Charts and diagrams as code:
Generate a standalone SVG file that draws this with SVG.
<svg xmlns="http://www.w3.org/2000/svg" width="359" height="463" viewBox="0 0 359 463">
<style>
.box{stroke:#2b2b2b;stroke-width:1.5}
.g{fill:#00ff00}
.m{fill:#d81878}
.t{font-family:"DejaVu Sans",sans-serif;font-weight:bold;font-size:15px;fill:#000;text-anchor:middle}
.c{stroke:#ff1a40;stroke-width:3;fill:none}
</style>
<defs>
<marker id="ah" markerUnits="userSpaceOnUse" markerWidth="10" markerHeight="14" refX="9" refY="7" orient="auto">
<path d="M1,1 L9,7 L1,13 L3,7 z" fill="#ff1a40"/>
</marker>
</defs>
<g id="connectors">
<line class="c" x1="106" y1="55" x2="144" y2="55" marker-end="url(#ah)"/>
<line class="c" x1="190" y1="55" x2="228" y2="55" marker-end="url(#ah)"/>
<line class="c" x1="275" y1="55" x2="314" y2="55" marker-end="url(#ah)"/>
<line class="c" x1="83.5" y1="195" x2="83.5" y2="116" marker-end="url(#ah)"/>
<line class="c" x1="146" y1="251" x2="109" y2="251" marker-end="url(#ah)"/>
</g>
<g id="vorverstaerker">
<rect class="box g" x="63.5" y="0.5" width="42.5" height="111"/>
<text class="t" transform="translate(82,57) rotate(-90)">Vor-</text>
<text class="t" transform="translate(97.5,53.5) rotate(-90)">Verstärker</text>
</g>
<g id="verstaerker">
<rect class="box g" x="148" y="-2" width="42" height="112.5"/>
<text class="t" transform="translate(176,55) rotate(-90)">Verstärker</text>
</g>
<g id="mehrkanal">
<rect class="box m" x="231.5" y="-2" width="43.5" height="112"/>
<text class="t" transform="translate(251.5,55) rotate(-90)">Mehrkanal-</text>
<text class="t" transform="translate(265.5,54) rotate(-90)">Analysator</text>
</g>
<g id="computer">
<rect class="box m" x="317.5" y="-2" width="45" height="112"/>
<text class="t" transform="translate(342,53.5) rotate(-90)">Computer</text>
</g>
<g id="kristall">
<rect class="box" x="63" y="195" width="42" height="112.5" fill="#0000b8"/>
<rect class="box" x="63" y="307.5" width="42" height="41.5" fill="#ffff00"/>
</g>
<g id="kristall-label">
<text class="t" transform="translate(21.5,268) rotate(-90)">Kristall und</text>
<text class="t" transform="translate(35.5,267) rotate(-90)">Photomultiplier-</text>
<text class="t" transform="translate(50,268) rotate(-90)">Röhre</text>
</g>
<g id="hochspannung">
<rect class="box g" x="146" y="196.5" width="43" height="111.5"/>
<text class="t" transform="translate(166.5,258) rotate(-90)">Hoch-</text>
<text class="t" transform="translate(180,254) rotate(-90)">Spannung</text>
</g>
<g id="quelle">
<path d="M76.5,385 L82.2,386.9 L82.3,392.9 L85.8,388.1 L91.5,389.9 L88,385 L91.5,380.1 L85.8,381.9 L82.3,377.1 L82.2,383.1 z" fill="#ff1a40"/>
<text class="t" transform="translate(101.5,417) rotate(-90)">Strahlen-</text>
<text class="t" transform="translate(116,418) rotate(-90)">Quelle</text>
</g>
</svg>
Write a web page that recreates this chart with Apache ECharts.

Aim of the task:
Scan the material above for the word "this". Copy each line where it occurs.

Full response:
Generate a standalone SVG file that draws this with SVG.
Write a web page that recreates this chart with Apache ECharts.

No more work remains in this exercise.